For those that did not watch the episode and have come here for a detailed account. There was a moment when the cellmate looked at one of Will’s photos of his Dad and fishing. The cellmate said, “maybe your Dad was just trying to teach you to fish”. I didn’t even get it then. When Will is released from jail, we find him cleaning up his belongings. Including the pictures. He pulls the picture of he and his Dad fishing. The camera focuses to reveal that the man who was the cellmate was actually a manifestation of Will’s father. He was never really there. Brilliant stroke by a genius painter in Sorkin. Very well done.
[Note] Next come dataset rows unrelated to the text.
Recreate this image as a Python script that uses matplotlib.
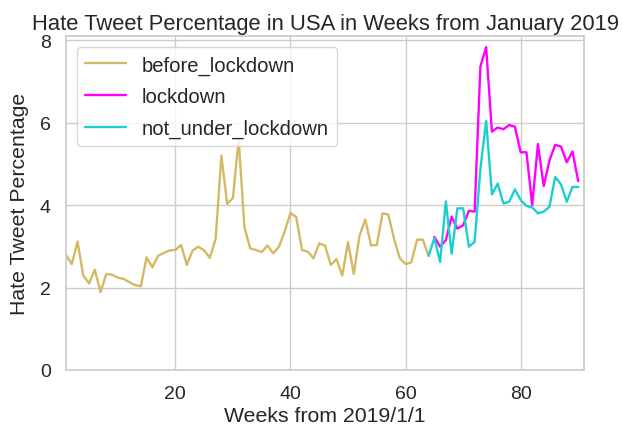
import matplotlib
matplotlib.use("Agg")
import matplotlib.pyplot as plt
import seaborn as sns

sns.set_theme(style="whitegrid")
plt.rcParams['font.family'] = ['Liberation Sans', 'DejaVu Sans']

# Weekly hate tweet percentage, weeks counted from 2019/1/1
before_weeks = list(range(1, 65))
before_lockdown = [
    2.79, 2.57, 3.11, 2.29, 2.10, 2.43, 1.89, 2.33, 2.31, 2.24,
    2.21, 2.13, 2.06, 2.03, 2.73, 2.49, 2.77, 2.84, 2.90, 2.91,
    3.03, 2.55, 2.90, 2.99, 2.90, 2.72, 3.18, 5.20, 4.03, 4.17,
    5.59, 3.46, 2.95, 2.91, 2.86, 3.02, 2.83, 2.99, 3.36, 3.81,
    3.71, 2.91, 2.87, 2.71, 3.07, 3.02, 2.55, 2.69, 2.29, 3.10,
    2.33, 3.26, 3.65, 3.02, 3.03, 3.80, 3.77, 3.18, 2.71, 2.57,
    2.61, 3.16, 3.16, 2.77,
]

lockdown_weeks = list(range(65, 91))
lockdown = [
    3.23, 2.99, 3.15, 3.72, 3.43, 3.51, 3.86, 3.84, 7.36, 7.83,
    5.78, 5.88, 5.84, 5.94, 5.90, 5.28, 5.28, 4.00, 5.48, 4.46,
    5.08, 5.46, 5.42, 5.04, 5.30, 4.58,
]

not_lockdown_weeks = list(range(64, 91))
not_under_lockdown = [
    2.77, 3.20, 2.62, 4.09, 2.82, 3.92, 3.92, 2.99, 3.11, 4.88,
    6.04, 4.26, 4.52, 4.04, 4.08, 4.38, 4.12, 3.98, 3.94, 3.80,
    3.84, 3.96, 4.68, 4.50, 4.08, 4.44, 4.44,
]

fig = plt.figure(figsize=(6.22, 4.31), dpi=100)
ax = fig.add_axes([66 / 622, 1 - 371 / 431, (584 - 66) / 622, (371 - 37) / 431])

ax.plot(before_weeks, before_lockdown, color="#d3b964", lw=1.7, label="before_lockdown")
ax.plot(lockdown_weeks, lockdown, color="#ff00ff", lw=1.7, label="lockdown")
ax.plot(not_lockdown_weeks, not_under_lockdown, color="#1ccfcf", lw=1.7, label="not_under_lockdown")

ax.set_xlim(1, 91)
ax.set_ylim(0, 8.1)
ax.set_xticks([20, 40, 60, 80])
ax.set_yticks([0, 2, 4, 6, 8])
ax.tick_params(labelsize=14, pad=5)
for s in ax.spines.values():
    s.set_color("#cccccc")

ax.set_title("Hate Tweet Percentage in USA in Weeks from January 2019", fontsize=15.8, pad=5)
ax.set_xlabel("Weeks from 2019/1/1", fontsize=15.3, labelpad=3)
ax.set_ylabel("Hate Tweet Percentage", fontsize=15.3, labelpad=8)

ax.legend(loc="upper left", fontsize=14.6, frameon=True, handlelength=2.0,
          labelspacing=0.62, borderaxespad=0.55)

fig.savefig("out.png", dpi=100)
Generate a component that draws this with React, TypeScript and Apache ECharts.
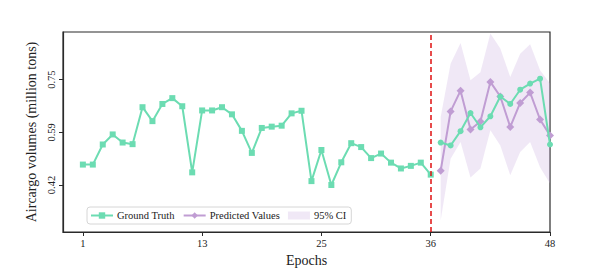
import React, { useEffect, useRef } from "react";
import * as echarts from "echarts";

const epochsHist = [1, 2, 3, 4, 5, 6, 7, 8, 9, 10, 11, 12, 13, 14, 15, 16, 17, 18, 19, 20, 21, 22, 23, 24, 25, 26, 27, 28, 29, 30, 31, 32, 33, 34, 35, 36];
const truthHist = [0.488, 0.488, 0.55, 0.581, 0.556, 0.551, 0.665, 0.622, 0.675, 0.693, 0.668, 0.464, 0.655, 0.655, 0.665, 0.643, 0.592, 0.524, 0.601, 0.605, 0.608, 0.646, 0.654, 0.437, 0.533, 0.425, 0.495, 0.554, 0.542, 0.508, 0.522, 0.494, 0.476, 0.484, 0.494, 0.457];
const epochsFuture = [37, 38, 39, 40, 41, 42, 43, 44, 45, 46, 47, 48];
const truthFuture = [0.556, 0.547, 0.591, 0.647, 0.603, 0.637, 0.698, 0.675, 0.719, 0.738, 0.753, 0.55];
const predicted = [0.469, 0.652, 0.716, 0.596, 0.621, 0.743, 0.698, 0.604, 0.678, 0.71, 0.627, 0.578];
const ciUpper = [0.635, 0.799, 0.863, 0.748, 0.773, 0.892, 0.846, 0.758, 0.83, 0.859, 0.779, 0.738];
const ciLower = [0.316, 0.506, 0.558, 0.448, 0.476, 0.594, 0.547, 0.455, 0.527, 0.558, 0.48, 0.43];
const xTicks = [1, 13, 25, 36, 48];
const yTicks = [0.425, 0.5875, 0.75];
const yTickLabels = ["0.42", "0.59", "0.75"];
const splitEpoch = 36;

const GREEN = "#6cdcb2";
const PURPLE = "#c09dd3";
const BAND = "rgba(200,170,220,0.27)";
const FONT = "Liberation Serif";
const FRAME = "#2a2a2a";
const FRAME_W = 1.2;

const G_LEFT = 63;
const G_TOP = 32;
const G_W = 487;
const G_H = 200;

export default function App() {
  const ref = useRef<HTMLDivElement>(null);
  useEffect(() => {
    if (!ref.current) return;
    const chart = echarts.init(ref.current, undefined, { renderer: "svg" });
    const bandData = epochsFuture.map((e, i) => [e, ciLower[i], ciUpper[i]]);
    chart.setOption({
      animation: false,
      textStyle: { fontFamily: FONT },
      grid: {
        left: G_LEFT,
        top: G_TOP,
        width: G_W,
        height: G_H,
        show: true,
        borderColor: FRAME,
        borderWidth: FRAME_W,
        backgroundColor: "transparent",
      },
      legend: {
        left: 87,
        top: 207,
        orient: "horizontal",
        data: [
          { name: "Ground Truth" },
          { name: "Predicted Values" },
          { name: "95% CI", icon: "rect", itemStyle: { color: BAND } },
        ],
        itemWidth: 22,
        itemHeight: 8,
        itemGap: 8,
        padding: [3, 5, 3, 3],
        backgroundColor: "#fff",
        borderColor: "#d6d6d6",
        borderWidth: 1,
        borderRadius: 3,
        textStyle: { fontFamily: FONT, fontSize: 10.5, color: "#222", padding: [0, 0, 0, -1] },
      },
      xAxis: {
        type: "value",
        min: -1,
        max: 48,
        name: "Epochs",
        nameLocation: "middle",
        nameGap: 18,
        nameTextStyle: { fontFamily: FONT, fontSize: 14, color: "#222" },
        splitLine: { show: false },
        axisLine: { show: true, onZero: false, lineStyle: { color: FRAME, width: FRAME_W } },
        axisTick: { show: true, length: 4, customValues: xTicks, lineStyle: { color: FRAME } },
        axisLabel: { customValues: xTicks, fontFamily: FONT, fontSize: 10.5, color: "#222", margin: 6 },
      },
      yAxis: {
        type: "value",
        min: 0.28,
        max: 0.897,
        name: "Aircargo volumes (million tons)",
        nameLocation: "middle",
        nameGap: 19,
        nameTextStyle: { fontFamily: FONT, fontSize: 14, color: "#222" },
        splitLine: { show: false },
        axisLine: { show: true, onZero: false, lineStyle: { color: FRAME, width: FRAME_W } },
        axisTick: { show: true, length: 4, customValues: yTicks, lineStyle: { color: FRAME } },
        axisLabel: {
          customValues: yTicks,
          rotate: 90,
          fontFamily: FONT,
          fontSize: 10.5,
          color: "#222",
          margin: 6,
          formatter: (v: number) => {
            const idx = yTicks.findIndex((t) => Math.abs(t - v) < 1e-6);
            return idx >= 0 ? yTickLabels[idx] : "";
          },
        },
      },
      series: [
        {
          name: "95% CI",
          type: "custom",
          data: bandData,
          clip: true,
          z: 1,
          itemStyle: { color: BAND },
          renderItem: (params: any, api: any) => {
            if (params.dataIndex !== 0) return null;
            const top = bandData.map((d) => api.coord([d[0], d[2]]));
            const bot = bandData.map((d) => api.coord([d[0], d[1]])).reverse();
            return {
              type: "polygon",
              shape: { points: top.concat(bot) },
              style: { fill: BAND, stroke: "none" },
            };
          },
        },
        {
          name: "Ground Truth",
          type: "line",
          data: epochsHist.map((e, i) => [e, truthHist[i]]),
          symbol: "rect",
          symbolSize: 6,
          showSymbol: true,
          z: 3,
          lineStyle: { color: GREEN, width: 2 },
          itemStyle: { color: GREEN },
          markLine: {
            silent: true,
            symbol: "none",
            label: { show: false },
            lineStyle: { color: "#e01010", type: [5, 3], width: 1.5 },
            data: [{ xAxis: splitEpoch }],
          },
        },
        {
          name: "Predicted Values",
          type: "line",
          data: epochsFuture.map((e, i) => [e, predicted[i]]),
          symbol: "diamond",
          symbolSize: 8,
          z: 3,
          lineStyle: { color: PURPLE, width: 2 },
          itemStyle: { color: PURPLE },
        },
        {
          name: "Ground Truth",
          type: "line",
          data: epochsFuture.map((e, i) => [e, truthFuture[i]]),
          symbol: "circle",
          symbolSize: 6,
          z: 4,
          lineStyle: { color: GREEN, width: 2 },
          itemStyle: { color: GREEN },
        },
      ],
    });
    return () => chart.dispose();
  }, []);
  return (
    <div
      ref={ref}
      style={{ position: "fixed", left: 0, top: 0, width: 595, height: 273, background: "#fff" }}
    />
  );
}
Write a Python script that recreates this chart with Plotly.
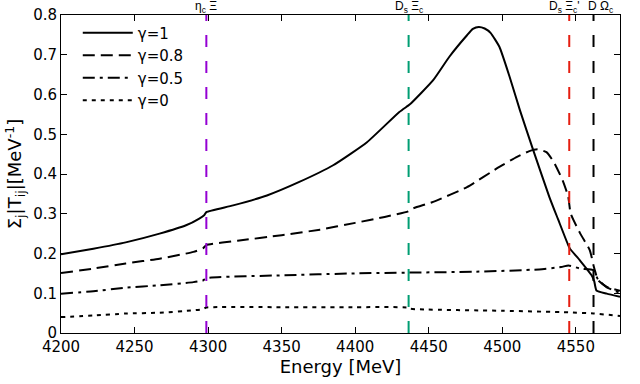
import plotly.graph_objects as go

# gamma = 1
e_g1 = [4200, 4222, 4244, 4267, 4285, 4294, 4297.5, 4298.8, 4317, 4340, 4362, 4385, 4408, 4430, 4436, 4438,
        4453, 4464, 4476, 4480, 4484, 4488, 4492, 4498, 4505, 4512, 4521, 4532, 4538, 4544.8, 4546, 4552.7,
        4560.7, 4562.5, 4564, 4571, 4580]
t_g1 = [0.198, 0.212, 0.228, 0.250, 0.271, 0.288, 0.297, 0.304, 0.321, 0.346, 0.380, 0.422, 0.480, 0.556, 0.572, 0.578,
        0.636, 0.695, 0.749, 0.765, 0.770, 0.766, 0.755, 0.720, 0.644, 0.560, 0.460, 0.342, 0.285, 0.221, 0.212, 0.183,
        0.145, 0.130, 0.107, 0.099, 0.091]

# gamma = 0.8
e_g08 = [4200, 4222, 4244, 4267, 4290, 4296.5, 4298.8, 4320, 4350, 4376, 4400, 4420, 4436, 4439, 4453, 4476,
         4498, 4510, 4518, 4524, 4530, 4535, 4541, 4544.8, 4546.5, 4553, 4559.5, 4562, 4563.5, 4565, 4571, 4580]
t_g08 = [0.151, 0.162, 0.175, 0.187, 0.204, 0.213, 0.221, 0.232, 0.246, 0.260, 0.277, 0.292, 0.306, 0.313, 0.330, 0.367,
         0.418, 0.443, 0.457, 0.462, 0.455, 0.430, 0.384, 0.343, 0.300, 0.250, 0.208, 0.170, 0.150, 0.133, 0.116, 0.106]

# gamma = 0.5
e_g05 = [4200, 4222, 4244, 4267, 4290, 4296.5, 4298.8, 4350, 4400, 4436, 4480, 4525, 4540, 4545, 4553, 4562,
         4565, 4571, 4580]
t_g05 = [0.099, 0.105, 0.114, 0.120, 0.128, 0.132, 0.138, 0.145, 0.150, 0.152, 0.154, 0.160, 0.166, 0.170, 0.162, 0.158,
         0.135, 0.115, 0.101]

# gamma = 0
e_g0 = [4200, 4222, 4244, 4267, 4290, 4296.5, 4298.8, 4350, 4400, 4436, 4437.5, 4500, 4545, 4562, 4580]
t_g0 = [0.040, 0.044, 0.049, 0.051, 0.057, 0.060, 0.064, 0.065, 0.065, 0.064, 0.061, 0.056, 0.052, 0.049, 0.043]

# thresholds
thr_e = [4298.8, 4436.3, 4545.5, 4562.0]
thr_lbl = ["η<sub>c</sub> Ξ", "D<sub>s</sub> Ξ<sub>c</sub>", "D<sub>s</sub> Ξ<sub>c</sub>'", "D Ω<sub>c</sub>"]
thr_col = ["#9400d3", "#009e73", "#e51e10", "#000000"]
thr_shift = [0, 0, -5, 7]

series = [
    ("γ=1", e_g1, t_g1, "solid"),
    ("γ=0.8", e_g08, t_g08, "12px,6px"),
    ("γ=0.5", e_g05, t_g05, "12px,5px,3px,5px"),
    ("γ=0", e_g0, t_g0, "4px,5px"),
]

fig = go.Figure()
for name, x, y, dash in series:
    fig.add_trace(go.Scatter(x=x, y=y, mode="lines", name=name,
                             line=dict(color="black", width=2, dash=dash, shape="spline", smoothing=0.5)))

for e, lbl, col, sh in zip(thr_e, thr_lbl, thr_col, thr_shift):
    fig.add_shape(type="line", x0=e, x1=e, y0=0, y1=1, yref="paper",
                  line=dict(color=col, width=2, dash="12px,14px"))
    fig.add_annotation(x=e, y=1, yref="paper", text=lbl, showarrow=False,
                       yanchor="middle", xshift=sh, yshift=8, borderpad=0,
                       font=dict(family="Liberation Sans", size=12, color="black"))

fig.update_layout(
    width=640, height=384,
    margin=dict(l=61, r=20, t=15, b=51),
    plot_bgcolor="white", paper_bgcolor="white",
    font=dict(family="DejaVu Sans", size=15, color="black"),
    legend=dict(x=0.03, y=0.995, xanchor="left", yanchor="top", bgcolor="rgba(0,0,0,0)",
                font=dict(size=15), itemwidth=50, tracegroupgap=0),
    xaxis=dict(title=dict(text="Energy [MeV]", standoff=4), range=[4200, 4580], dtick=50,
               showgrid=False, zeroline=False, showline=True, linecolor="black", linewidth=1,
               mirror="ticks", ticks="inside", ticklen=6, tickcolor="black", automargin=False),
    yaxis=dict(title=dict(text="Σ<sub>j</sub>|T<sub>ij</sub>|[MeV<sup>-1</sup>]", standoff=6),
               range=[0, 0.8], showgrid=False, zeroline=False, showline=True, linecolor="black", linewidth=1,
               mirror="ticks", ticks="inside", ticklen=6, tickcolor="black", automargin=False,
               tickvals=[0, 0.1, 0.2, 0.3, 0.4, 0.5, 0.6, 0.7, 0.8],
               ticktext=["0", "0.1", "0.2", "0.3", "0.4", "0.5", "0.6", "0.7", "0.8"]),
)

# page body has a default margin; drop it so the figure sits at the top-left corner
fig.write_html("out.html", config={"displayModeBar": False},
               post_script="document.body.style.margin='0px';")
This leads us into next week. The conclusion to this great story. Sorkin himself has eluded to the masses that fans of the show will be pleased with how it all comes together in the end. I’m still processing how I could be pleased about Charlie Skinner dying, but we’ll put a pin in that one. From where I sit there are only two possibilities. 1) The team bands together and their collective efforts convince Pruitt to sell ACN back to Leona for a minimal loss or 2) They figuratively burn the whole darn thing to the ground. Will and Mack take Will’s sizable net worth and start-up a new cable network. Thus forcing all of us to prey for a spin-off series. I wish I had more insights, but I will be tuning in with incredible anticipation next week like everyone else. So, make sure to check back to NJATVS for more updates and the climactic Series Finale recap of the Newsroom.
Charlie Skinner, one of the best characters in modern dramatic television. He will be missed.